Mishima: A Life in Four Chapters, Paul Schrader, 1985
Cleopatra
Joseph L. Mankiewicz
1963
Film de toutes les démesures, Cléopâtre est un monument à plus d’un titre. D’une durée de quatre heures (alors que Mankiewicz, son réalisateur, souhaitait sortir deux long-métrages de trois heures chacun !), le récit retrace la vie tumultueuse de la célèbre reine d’Égypte. Difficile de ne pas faire de parallèle avec son tournage étalé sur deux longues années, interrompu à cause d’importants soucis de santé d’Elizabeth Taylor, son actrice principale, ou encore suite à la relocalisation de son décor ! Les jeux Olympiques d’été de 1960 se passent alors à Rome, obligeant la production à changer son projet initial et à s’installer en Angleterre. Mais le climat britannique est bien différent de celui du bassin méditerranéen, et la pluie et le brouillard peinent à simuler la ville d’Alexandrie. Le décor et les palmiers importés supportent mal les intempéries. La Twentieth Century Fox prend alors la décision de démonter les plateaux et de les reconstruire dans les studios italiens de Cinecittà. C’est ainsi que le forum romain reprend des couleurs ! Mankiewicz demande à John de Cuir, en charge des décors, de construire la fameuse place en gonflant ses proportions de deux à trois fois par rapport à l’originale, afin de la rendre plus impressionnante. Lors de l’arrivée de Cléopâtre à Rome, la reine arrive sur un trône d’or porté par des serviteurs, suivi d’une réplique de Sphynx de dix mètres de haut sur vingt mètres de long. Quant aux intérieurs, ils ne manquent pas non plus de panache. La chambre de la protagoniste principale est synonyme d’opulence, avec ses palmiers dorés, ses colonnes, ses drapés et sa vaisselle sertie de (fausses) pierres précieuses. Souvent cité par Andy Warhol comme l’un de ses films favoris, Cleopatra raflera quatre Oscars lors de la cérémonie de 1964, récompensant son esthétisme (meilleure photographie, meilleure direction artistique, meilleure création de costumes, meilleurs effets visuels), laissant bredouille les acteurs et Mankiewicz.
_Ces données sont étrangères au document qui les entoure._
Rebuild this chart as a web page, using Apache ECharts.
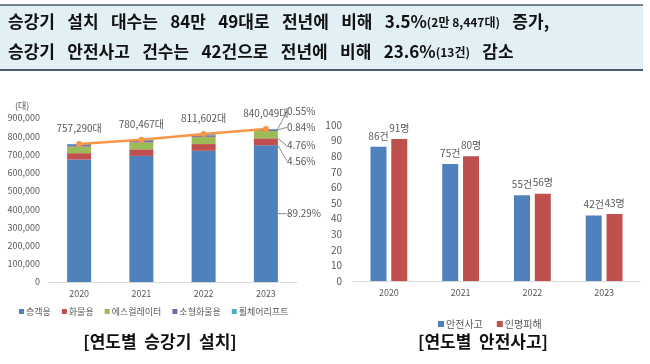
<!DOCTYPE html>
<html><head><meta charset="utf-8">
<script src="https://cdn.jsdelivr.net/npm/echarts@6/dist/echarts.min.js"></script>
<style>html,body{margin:0;padding:0;background:#fff}#c{width:650px;height:364px}</style>
</head><body><div id="c"></div>
<script>
// ---- data ----
const years = ['2020', '2021', '2022', '2023'];
const passenger = [672000, 692000, 720000, 750080];   // 승객용
const freight = [35000, 36000, 37000, 38306];         // 화물용
const escalator = [36000, 38000, 39500, 39986];       // 에스컬레이터
const dumbwaiter = [8500, 8000, 8500, 7056];          // 소형화물용
const wheelchair = [5790, 6467, 6602, 4621];          // 휠체어리프트
const totals = [757290, 780467, 811602, 840049];      // 합계
const share2023 = ['89.29%', '4.56%', '4.76%', '0.84%', '0.55%'];
const accidents = [86, 75, 55, 42];                   // 안전사고
const casualties = [91, 80, 56, 43];                  // 인명피해
const leftTicks = [0, 100000, 200000, 300000, 400000, 500000, 600000, 700000, 800000, 900000];

const FONT = '"Noto Sans CJK KR","Noto Sans",sans-serif';
const GRAY = '#595959';
const chart = echarts.init(document.getElementById('c'), null, {renderer: 'canvas'});

const stackNames = ['승객용', '화물용', '에스컬레이터', '소형화물용', '휠체어리프트'];
const stackData = [passenger, freight, escalator, dumbwaiter, wheelchair];
const stackColors = ['#4F81BD', '#C0504D', '#9BBB59', '#8064A2', '#4BACC6'];
const labelDy = [0, 19, 11, -3, -18];

const stackSeries = stackNames.map((n, i) => ({
  name: n, type: 'bar', stack: 'inst', xAxisIndex: 0, yAxisIndex: 0,
  barWidth: 24, itemStyle: {color: stackColors[i]},
  data: stackData[i].map((v, j) => j === 3 ? {
    value: v,
    label: {show: true, position: 'right', distance: 9, formatter: share2023[i],
      fontSize: 10, color: GRAY, fontFamily: FONT}
  } : v),
  labelLayout: {dy: labelDy[i]},
  labelLine: {show: true, lineStyle: {color: '#8c8c8c', width: 1}, length2: 0}
}));

const SP = '\u2002 ';
const headRich = {
  a: {fontSize: 17, fontWeight: 'bold', fontFamily: FONT, fill: '#111'},
  n: {fontSize: 17, fontWeight: 'bold', fontFamily: FONT, fill: '#111'},
  s: {fontSize: 12, fontWeight: 'bold', fontFamily: FONT, fill: '#111'}
};

const option = {
  animation: false,
  textStyle: {fontFamily: FONT},
  graphic: [
    {type: 'rect', shape: {x: 0, y: 5, width: 643, height: 65}, style: {fill: '#e2f0f6'}},
    {type: 'line', shape: {x1: 0, y1: 5, x2: 643, y2: 5}, style: {stroke: '#4b5a70', lineWidth: 1.5}},
    {type: 'line', shape: {x1: 0, y1: 70, x2: 643, y2: 70}, style: {stroke: '#4b5a70', lineWidth: 2}},
    {type: 'text', x: 8, y: 22, style: {
      text: `{a|승강기${SP}설치${SP}대수는${SP}}{n|84}{a|만${SP}}{n|49}{a|대로${SP}전년에${SP}비해${SP}}{n|3.5%}{s|(2만 8,447대)}{a|${SP}증가,}`,
      verticalAlign: 'middle', rich: headRich}},
    {type: 'text', x: 8, y: 52, style: {
      text: `{a|승강기${SP}안전사고${SP}건수는${SP}}{n|42}{a|건으로${SP}전년에${SP}비해${SP}}{n|23.6%}{s|(13건)}{a|${SP}감소}`,
      verticalAlign: 'middle', rich: headRich}},
    {type: 'text', x: 15, y: 106, style: {text: '(대)', fontSize: 9, fill: GRAY, fontFamily: FONT, verticalAlign: 'middle'}},
    {type: 'text', x: 160, y: 342, style: {text: '[연도별  승강기  설치]', fontSize: 17, fontWeight: 'bold', fill: '#111', fontFamily: FONT, align: 'center', verticalAlign: 'middle'}},
    {type: 'text', x: 483, y: 342, style: {text: '[연도별  안전사고]', fontSize: 17, fontWeight: 'bold', fill: '#111', fontFamily: FONT, align: 'center', verticalAlign: 'middle'}}
  ],
  legend: [
    {data: stackNames, left: 14, top: 302, icon: 'rect', itemWidth: 5, itemHeight: 5, itemGap: 11,
      textStyle: {fontSize: 9, color: GRAY, fontFamily: FONT, padding: [0, 0, 0, -3]}},
    {data: ['안전사고', '인명피해'], left: 433, top: 314, icon: 'rect', itemWidth: 6, itemHeight: 6, itemGap: 14,
      textStyle: {fontSize: 10, color: GRAY, fontFamily: FONT, padding: [0, 0, 0, -3]}}
  ],
  grid: [
    {left: 48, right: 353, top: 118, bottom: 82},
    {left: 353, right: 10, top: 125, bottom: 83}
  ],
  xAxis: [
    {type: 'category', gridIndex: 0, data: years,
      axisLine: {lineStyle: {color: '#d9d9d9'}}, axisTick: {show: false},
      axisLabel: {fontSize: 9, color: GRAY, margin: 7, fontFamily: FONT}},
    {type: 'category', gridIndex: 1, data: years,
      axisLine: {lineStyle: {color: '#d9d9d9'}}, axisTick: {show: false},
      axisLabel: {fontSize: 9, color: GRAY, margin: 7, fontFamily: FONT}}
  ],
  yAxis: [
    {type: 'value', gridIndex: 0, min: leftTicks[0], max: leftTicks[leftTicks.length - 1], interval: 100000,
      splitLine: {show: false}, axisLine: {show: false}, axisTick: {show: false},
      axisLabel: {fontSize: 9, color: GRAY, margin: 8, fontFamily: FONT,
        formatter: v => v.toLocaleString('en-US')}},
    {type: 'value', gridIndex: 1, min: 0, max: 100, interval: 10,
      splitLine: {show: false}, axisLine: {show: false}, axisTick: {show: false},
      axisLabel: {fontSize: 10, color: GRAY, margin: 11, fontFamily: FONT}}
  ],
  series: [
    ...stackSeries,
    {name: '합계', type: 'line', xAxisIndex: 0, yAxisIndex: 0, data: totals, z: 5,
      color: '#F79646', lineStyle: {width: 2.5, color: '#F79646'},
      symbol: 'circle', symbolSize: 6, itemStyle: {color: '#F79646'},
      label: {show: true, position: 'top', distance: 8, fontSize: 10, color: GRAY, fontFamily: FONT,
        formatter: p => p.value.toLocaleString('en-US') + '대'}},
    {name: '안전사고', type: 'bar', xAxisIndex: 1, yAxisIndex: 1, data: accidents,
      barWidth: 16, barGap: '30%', itemStyle: {color: '#4F81BD'},
      label: {show: true, position: 'top', distance: 6, fontSize: 10, color: GRAY, fontFamily: FONT, formatter: '{c}건'}},
    {name: '인명피해', type: 'bar', xAxisIndex: 1, yAxisIndex: 1, data: casualties,
      barWidth: 16, barGap: '30%', itemStyle: {color: '#C0504D'},
      label: {show: true, position: 'top', distance: 6, fontSize: 10, color: GRAY, fontFamily: FONT, formatter: '{c}명'}}
  ]
};
chart.setOption(option);
</script>
</body></html>
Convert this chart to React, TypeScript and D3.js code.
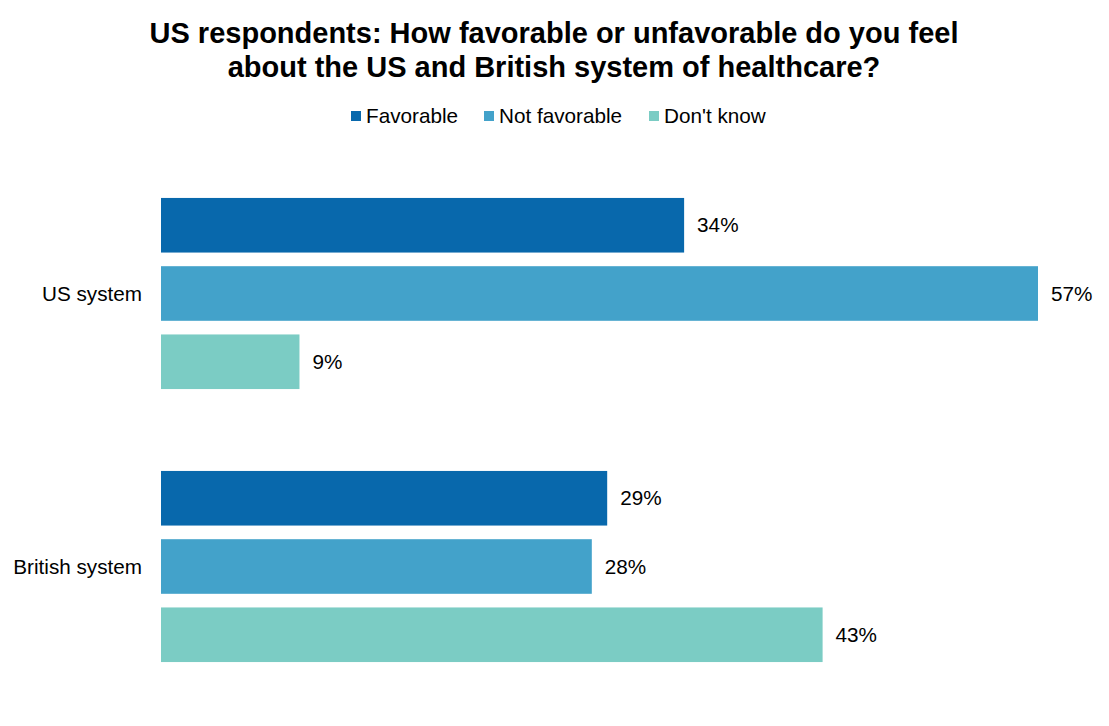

Longtemps considéré comme le film le plus cher d’Hollywood, éreinté par la presse à scandale en raison de la liaison des deux acteurs principaux (tous deux mariés par ailleurs, offrant à Taylor son quatrième divorce), l’histoire rocambolesque de Cléopâtre est généreusement commentée dans le documentaire Cleopatra: The Film That Changed Hollywood (2001), parfait complément à cette fresque épique.